▸ **Problem**: Search the records for "matplotlib". Copy every line where it appears.

▸ **Data provided**:
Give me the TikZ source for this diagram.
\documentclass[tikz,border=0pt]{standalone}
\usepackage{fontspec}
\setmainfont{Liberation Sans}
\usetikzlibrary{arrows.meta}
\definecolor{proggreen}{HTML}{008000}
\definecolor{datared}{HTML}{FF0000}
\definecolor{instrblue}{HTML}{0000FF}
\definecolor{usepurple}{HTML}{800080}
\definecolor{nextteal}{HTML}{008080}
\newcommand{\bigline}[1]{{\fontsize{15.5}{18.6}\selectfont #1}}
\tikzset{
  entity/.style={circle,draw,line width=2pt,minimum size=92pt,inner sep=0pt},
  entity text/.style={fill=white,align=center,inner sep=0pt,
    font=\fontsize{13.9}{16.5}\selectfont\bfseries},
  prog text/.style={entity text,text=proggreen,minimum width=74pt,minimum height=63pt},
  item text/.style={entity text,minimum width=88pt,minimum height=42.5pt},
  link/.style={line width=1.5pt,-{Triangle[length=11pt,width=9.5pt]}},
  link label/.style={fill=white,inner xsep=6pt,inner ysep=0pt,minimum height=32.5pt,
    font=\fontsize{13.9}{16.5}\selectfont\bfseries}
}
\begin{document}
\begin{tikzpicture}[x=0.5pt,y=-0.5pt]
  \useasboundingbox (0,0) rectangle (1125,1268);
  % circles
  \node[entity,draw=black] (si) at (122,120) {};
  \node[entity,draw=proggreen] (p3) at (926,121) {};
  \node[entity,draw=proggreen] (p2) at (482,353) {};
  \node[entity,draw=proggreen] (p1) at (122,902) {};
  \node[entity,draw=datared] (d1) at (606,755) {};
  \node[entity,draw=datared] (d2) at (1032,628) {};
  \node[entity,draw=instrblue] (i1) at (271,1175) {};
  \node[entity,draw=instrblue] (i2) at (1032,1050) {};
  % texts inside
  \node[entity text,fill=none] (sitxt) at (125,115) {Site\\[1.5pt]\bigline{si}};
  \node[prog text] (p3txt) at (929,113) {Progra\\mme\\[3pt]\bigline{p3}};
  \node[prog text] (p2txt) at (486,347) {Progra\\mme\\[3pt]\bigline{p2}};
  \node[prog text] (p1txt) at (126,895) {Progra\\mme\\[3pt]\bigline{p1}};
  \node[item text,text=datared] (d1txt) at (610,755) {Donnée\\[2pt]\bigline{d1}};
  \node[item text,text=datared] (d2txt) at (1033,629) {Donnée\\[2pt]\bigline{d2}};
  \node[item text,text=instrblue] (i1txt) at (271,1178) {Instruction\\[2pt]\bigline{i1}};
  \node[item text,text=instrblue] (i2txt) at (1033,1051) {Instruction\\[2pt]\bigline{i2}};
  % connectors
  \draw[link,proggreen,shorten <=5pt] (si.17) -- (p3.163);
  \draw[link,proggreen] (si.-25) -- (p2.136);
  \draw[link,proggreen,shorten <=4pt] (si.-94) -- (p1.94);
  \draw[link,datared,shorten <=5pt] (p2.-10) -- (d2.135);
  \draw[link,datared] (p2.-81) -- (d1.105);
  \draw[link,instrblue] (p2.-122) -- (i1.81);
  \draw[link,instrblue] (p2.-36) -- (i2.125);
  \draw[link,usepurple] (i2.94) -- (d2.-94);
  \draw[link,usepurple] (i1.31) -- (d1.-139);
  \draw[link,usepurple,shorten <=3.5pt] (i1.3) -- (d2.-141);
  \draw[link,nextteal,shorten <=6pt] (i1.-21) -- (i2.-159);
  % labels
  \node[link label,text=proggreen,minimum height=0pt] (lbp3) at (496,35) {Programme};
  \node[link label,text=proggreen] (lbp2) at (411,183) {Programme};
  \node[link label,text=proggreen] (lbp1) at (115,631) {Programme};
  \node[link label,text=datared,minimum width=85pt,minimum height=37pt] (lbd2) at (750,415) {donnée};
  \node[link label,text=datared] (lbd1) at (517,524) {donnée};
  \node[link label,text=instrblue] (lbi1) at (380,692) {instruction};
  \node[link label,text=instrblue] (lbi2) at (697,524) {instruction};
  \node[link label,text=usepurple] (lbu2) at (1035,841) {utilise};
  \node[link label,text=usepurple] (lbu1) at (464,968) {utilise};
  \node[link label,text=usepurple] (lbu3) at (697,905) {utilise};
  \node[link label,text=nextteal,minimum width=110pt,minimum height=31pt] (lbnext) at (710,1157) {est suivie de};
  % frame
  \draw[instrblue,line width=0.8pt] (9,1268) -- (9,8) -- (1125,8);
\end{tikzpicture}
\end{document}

...

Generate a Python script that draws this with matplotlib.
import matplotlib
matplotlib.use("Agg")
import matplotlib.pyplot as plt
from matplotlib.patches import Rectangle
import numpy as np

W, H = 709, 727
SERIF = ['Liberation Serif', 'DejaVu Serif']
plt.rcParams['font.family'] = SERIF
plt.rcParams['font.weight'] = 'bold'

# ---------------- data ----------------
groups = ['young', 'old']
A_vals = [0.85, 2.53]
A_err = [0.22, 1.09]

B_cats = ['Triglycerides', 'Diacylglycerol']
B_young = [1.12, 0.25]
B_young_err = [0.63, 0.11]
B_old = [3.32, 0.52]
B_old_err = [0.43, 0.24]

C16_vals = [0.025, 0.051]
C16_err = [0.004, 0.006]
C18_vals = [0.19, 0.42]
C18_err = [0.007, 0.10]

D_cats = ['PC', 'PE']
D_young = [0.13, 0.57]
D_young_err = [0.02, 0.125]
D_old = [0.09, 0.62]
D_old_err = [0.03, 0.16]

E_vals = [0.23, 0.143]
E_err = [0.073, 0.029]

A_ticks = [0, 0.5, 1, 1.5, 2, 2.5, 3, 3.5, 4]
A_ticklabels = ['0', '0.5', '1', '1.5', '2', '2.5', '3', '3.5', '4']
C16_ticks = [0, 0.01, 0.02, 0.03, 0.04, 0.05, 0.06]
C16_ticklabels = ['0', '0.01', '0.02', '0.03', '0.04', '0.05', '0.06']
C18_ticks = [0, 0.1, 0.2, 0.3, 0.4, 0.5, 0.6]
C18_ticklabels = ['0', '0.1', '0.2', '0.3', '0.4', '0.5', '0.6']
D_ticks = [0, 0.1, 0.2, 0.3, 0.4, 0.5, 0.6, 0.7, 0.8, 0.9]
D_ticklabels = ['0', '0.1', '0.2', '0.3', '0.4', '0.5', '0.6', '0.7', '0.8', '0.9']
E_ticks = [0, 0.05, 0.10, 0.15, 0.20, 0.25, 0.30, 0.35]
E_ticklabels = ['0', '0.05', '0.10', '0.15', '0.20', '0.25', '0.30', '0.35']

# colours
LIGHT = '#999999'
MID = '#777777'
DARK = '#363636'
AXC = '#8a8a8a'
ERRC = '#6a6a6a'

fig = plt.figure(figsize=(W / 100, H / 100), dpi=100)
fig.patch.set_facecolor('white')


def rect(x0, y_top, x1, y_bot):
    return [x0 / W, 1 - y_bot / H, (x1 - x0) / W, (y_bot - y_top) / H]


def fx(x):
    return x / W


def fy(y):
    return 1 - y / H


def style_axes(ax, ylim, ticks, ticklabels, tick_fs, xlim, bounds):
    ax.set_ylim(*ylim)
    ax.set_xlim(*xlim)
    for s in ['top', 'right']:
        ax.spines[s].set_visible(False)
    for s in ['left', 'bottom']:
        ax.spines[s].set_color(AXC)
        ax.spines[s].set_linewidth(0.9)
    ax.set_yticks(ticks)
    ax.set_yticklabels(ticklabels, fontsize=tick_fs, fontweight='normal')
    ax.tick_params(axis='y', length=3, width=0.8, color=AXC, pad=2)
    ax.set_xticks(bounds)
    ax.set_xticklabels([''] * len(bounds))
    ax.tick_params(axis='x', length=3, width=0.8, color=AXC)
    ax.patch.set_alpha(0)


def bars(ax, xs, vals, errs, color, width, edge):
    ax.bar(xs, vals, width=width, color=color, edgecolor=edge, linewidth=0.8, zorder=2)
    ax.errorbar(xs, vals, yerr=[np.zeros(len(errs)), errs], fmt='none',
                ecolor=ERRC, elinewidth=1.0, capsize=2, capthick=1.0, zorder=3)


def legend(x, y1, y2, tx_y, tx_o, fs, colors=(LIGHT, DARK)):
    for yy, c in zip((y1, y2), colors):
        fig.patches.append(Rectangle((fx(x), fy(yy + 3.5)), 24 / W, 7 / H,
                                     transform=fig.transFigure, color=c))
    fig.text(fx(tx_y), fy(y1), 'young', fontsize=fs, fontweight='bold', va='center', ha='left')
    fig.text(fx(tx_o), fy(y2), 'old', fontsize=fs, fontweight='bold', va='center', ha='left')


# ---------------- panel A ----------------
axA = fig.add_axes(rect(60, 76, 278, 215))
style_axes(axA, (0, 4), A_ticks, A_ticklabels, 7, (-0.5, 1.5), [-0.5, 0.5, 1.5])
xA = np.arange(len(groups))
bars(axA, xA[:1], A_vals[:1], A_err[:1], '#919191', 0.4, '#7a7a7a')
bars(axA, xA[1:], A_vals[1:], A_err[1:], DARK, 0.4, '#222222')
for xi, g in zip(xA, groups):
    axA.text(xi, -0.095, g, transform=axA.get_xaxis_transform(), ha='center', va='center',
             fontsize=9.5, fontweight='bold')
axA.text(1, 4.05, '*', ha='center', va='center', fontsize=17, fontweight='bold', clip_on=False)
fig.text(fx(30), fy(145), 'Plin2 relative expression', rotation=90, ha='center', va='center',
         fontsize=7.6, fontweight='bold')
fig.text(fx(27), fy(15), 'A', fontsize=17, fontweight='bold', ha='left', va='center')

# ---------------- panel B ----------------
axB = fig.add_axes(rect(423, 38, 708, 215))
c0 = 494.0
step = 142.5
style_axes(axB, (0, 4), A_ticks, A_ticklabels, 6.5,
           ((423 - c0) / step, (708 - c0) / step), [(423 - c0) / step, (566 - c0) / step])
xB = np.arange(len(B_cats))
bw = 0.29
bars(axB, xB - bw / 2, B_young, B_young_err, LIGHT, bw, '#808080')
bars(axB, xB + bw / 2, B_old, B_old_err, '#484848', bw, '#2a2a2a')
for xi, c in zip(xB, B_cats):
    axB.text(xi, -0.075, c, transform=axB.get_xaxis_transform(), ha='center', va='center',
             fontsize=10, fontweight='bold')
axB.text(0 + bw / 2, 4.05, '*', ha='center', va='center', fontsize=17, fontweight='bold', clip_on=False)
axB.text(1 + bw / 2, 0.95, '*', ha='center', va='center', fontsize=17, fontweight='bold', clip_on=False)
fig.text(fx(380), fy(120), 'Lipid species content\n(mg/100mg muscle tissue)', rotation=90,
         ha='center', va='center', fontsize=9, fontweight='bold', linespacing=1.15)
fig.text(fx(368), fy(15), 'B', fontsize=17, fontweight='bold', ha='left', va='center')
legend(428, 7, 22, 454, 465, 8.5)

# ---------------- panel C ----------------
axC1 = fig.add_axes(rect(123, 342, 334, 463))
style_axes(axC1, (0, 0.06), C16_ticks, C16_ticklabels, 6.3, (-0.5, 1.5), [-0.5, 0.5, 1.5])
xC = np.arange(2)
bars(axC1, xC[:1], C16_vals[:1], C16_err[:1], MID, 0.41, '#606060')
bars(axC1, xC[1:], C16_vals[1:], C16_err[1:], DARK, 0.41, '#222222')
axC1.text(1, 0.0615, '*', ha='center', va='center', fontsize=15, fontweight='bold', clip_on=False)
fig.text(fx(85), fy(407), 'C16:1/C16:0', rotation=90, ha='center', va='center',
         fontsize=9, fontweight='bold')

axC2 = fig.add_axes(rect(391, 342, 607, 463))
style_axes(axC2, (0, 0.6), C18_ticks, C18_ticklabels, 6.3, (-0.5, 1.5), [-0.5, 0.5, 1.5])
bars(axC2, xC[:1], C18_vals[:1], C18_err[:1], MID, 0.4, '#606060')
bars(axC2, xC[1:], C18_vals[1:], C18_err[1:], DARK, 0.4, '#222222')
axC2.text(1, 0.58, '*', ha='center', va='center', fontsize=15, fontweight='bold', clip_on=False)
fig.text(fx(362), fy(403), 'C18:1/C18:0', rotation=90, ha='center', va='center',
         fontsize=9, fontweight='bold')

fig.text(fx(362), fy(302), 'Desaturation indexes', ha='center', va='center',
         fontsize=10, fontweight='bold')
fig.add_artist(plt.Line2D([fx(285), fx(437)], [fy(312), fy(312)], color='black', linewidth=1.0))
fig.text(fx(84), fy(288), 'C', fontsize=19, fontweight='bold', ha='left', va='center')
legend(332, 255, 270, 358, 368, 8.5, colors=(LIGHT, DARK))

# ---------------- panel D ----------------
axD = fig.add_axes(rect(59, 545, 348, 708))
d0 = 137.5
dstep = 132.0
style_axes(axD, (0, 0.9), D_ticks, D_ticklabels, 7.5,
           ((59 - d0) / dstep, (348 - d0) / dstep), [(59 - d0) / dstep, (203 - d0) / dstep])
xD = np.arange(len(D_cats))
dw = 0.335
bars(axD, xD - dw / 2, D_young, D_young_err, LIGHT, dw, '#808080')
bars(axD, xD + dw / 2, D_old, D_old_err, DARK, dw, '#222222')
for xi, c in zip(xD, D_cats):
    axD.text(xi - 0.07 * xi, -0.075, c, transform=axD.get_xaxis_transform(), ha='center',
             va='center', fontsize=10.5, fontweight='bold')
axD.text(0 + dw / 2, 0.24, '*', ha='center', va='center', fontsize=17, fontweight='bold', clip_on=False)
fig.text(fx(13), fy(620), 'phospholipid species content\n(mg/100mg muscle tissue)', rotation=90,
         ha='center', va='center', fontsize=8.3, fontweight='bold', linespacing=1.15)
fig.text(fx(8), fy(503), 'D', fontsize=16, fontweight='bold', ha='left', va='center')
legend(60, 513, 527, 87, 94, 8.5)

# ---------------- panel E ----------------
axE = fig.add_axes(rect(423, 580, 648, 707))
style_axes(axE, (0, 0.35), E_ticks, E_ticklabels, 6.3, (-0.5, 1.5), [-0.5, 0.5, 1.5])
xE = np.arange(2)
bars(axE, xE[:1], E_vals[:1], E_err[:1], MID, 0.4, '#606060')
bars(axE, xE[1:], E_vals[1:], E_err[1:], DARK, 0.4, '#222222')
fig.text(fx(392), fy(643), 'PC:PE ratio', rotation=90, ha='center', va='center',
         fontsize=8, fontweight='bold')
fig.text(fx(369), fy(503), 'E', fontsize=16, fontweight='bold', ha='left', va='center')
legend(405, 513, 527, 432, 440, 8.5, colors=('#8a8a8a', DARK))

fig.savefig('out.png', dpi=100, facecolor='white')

▸ **Solution to this exercise**:
Generate a Python script that draws this with matplotlib.
import matplotlib
matplotlib.use("Agg")
import matplotlib.pyplot as plt
from matplotlib.patches import Rectangle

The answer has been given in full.